Many, however, watched the video and concluded that Osteen’s answer was insufficient. He didn’t mention the gospel, and he withdrew into his “I don’t want to be the one to judge” mantra a few times. But his defense of why homosexuality is a sin was humble and, even, commendable.

There is much to Osteen’s ministry we can and should criticize. We have good reason to keep much of what he does and says at arms length. But I think Christians can learn something from this interview. In my opinion, Osteen performed better than many evangelical leaders who have been put in this impossible situation.

Several times the interviewer asked Osteen difficult questions about the biblical understanding of homosexuality. Even if Osteen had all the right answers, the sound-bite setting wouldn’t have done justice to them. So Osteen responded rightly to the indicting questions:

[I]t’s a difficult issue. I—I don’t—I don’t understand all the answers, and—but I just come back to the—what I read in the Scripture. I can’t ignore that. I don’t—I—saying it again. I don’t know that I understand it all.
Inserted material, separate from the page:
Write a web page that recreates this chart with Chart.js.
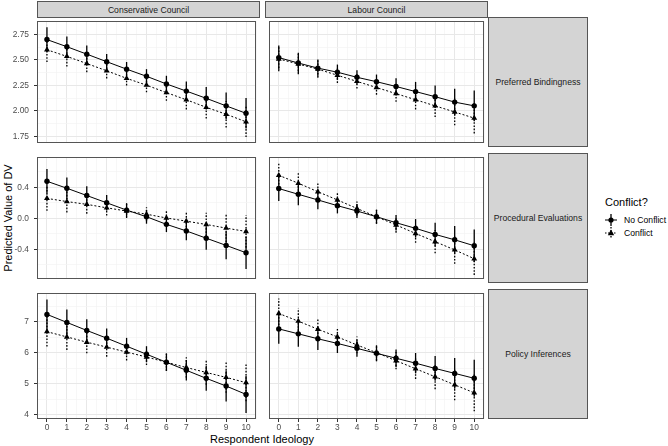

In fact, over and over—I counted six times—Osteen answered the accusations and objections of the interviewer with what he reads in the Bible. You could summarize Osteen’s entire interview with this phrase: I don’t have all the answers, but I believe the Bible to be true.

Evangelicals have responded to the interview by saying, “We’re going to be asked this question more and more, let’s hope we do better than Osteen.” Maybe we can be more winsome or less nervous than Osteen. We should certainly explain that homosexuals, like anyone else, should put their hope in the finished work of the gospel. But the first and last word on why homosexuality is sinful is with the Bible. And Osteen didn’t budge from that. We can come up with all kinds of reasons and studies as to why homosexuality is harmful to society, but nothing is so authoritative as God’s Word on why it’s wrong. Only Scripture is definitive enough to cause us—indeed, every created being—to put our hands over our mouths.

In our discussions with skeptics, when we don’t have all the answers, Christians should be humble enough to say, “I don’t know, but I believe the Bible.” That is a good Christian response. We base our knowledge upon the wisdom of God, not on man. We can always reproduce the arguments of others or register sociological data, but we can never do better than God’s Word.